Improving the electrics
"A special energy management system was developed by the small French start-up company Accuwat, using advanced technology developed by EADS for European spacecraft," says Hulin. "This controls the voltage level of the batteries and stops charging once the batteries are fully charged, this is very important as batteries can be damaged by overcharging."
"An additional benefit is that collaboration between SAFT, Accuwat and Solara to adapt space technology for the boat has led to closer collaboration between the companies. This could lead to innovative and better performing power systems for boats in general," emphases Hulin.
Forty-four-year-old Thiercelin is a born sailor. He started amateur racing at ten, went on to teach sailing when he was 15 and then, with others, created a sailing school that he managed for 10 years from 1983 to 1993.
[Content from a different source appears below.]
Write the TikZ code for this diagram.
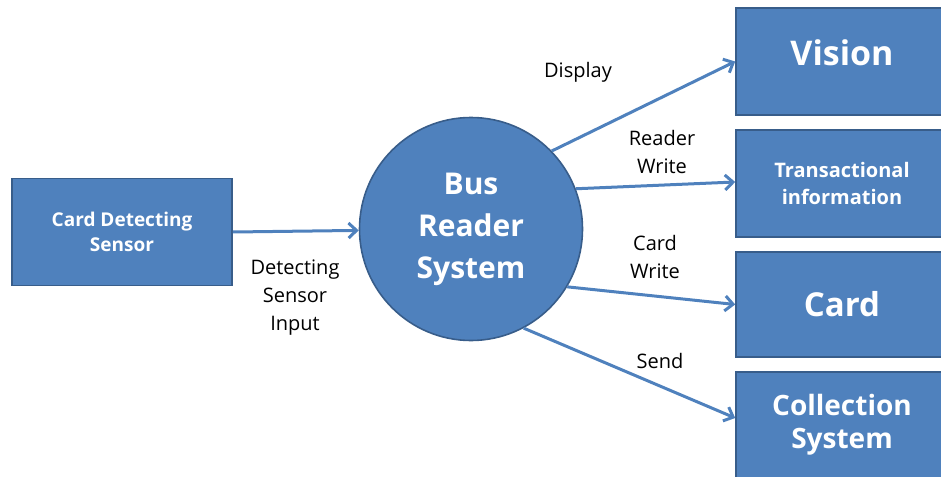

Having completed two Vendée Globe races, the 1996-1997 and the 2000-2001, plus the 'Around Alone' race in 1998-1999, Thiercelin has sailed over 470 000 km of the world's oceans and is a very experienced yachtsmen.
"We are happy to team up with a professional sailor like Marc," says Pierre Brisson, "it gives us the opportunity, once again, to demonstrate the strength of some of Europe's space technologies – and this time in one of the toughest sailing races in the world".
The Vendée Globe is a non-stop 37 000 km voyage from west to east, across three oceans and around three capes. Will French yachtsman Thiercelin, backed by space technology, win the race and maybe even set a new record beating Michel Desjoyeaux who completed the 2001 race in just 93 days and 4 hours?
We will know more in the coming months, until then, good luck, Marc!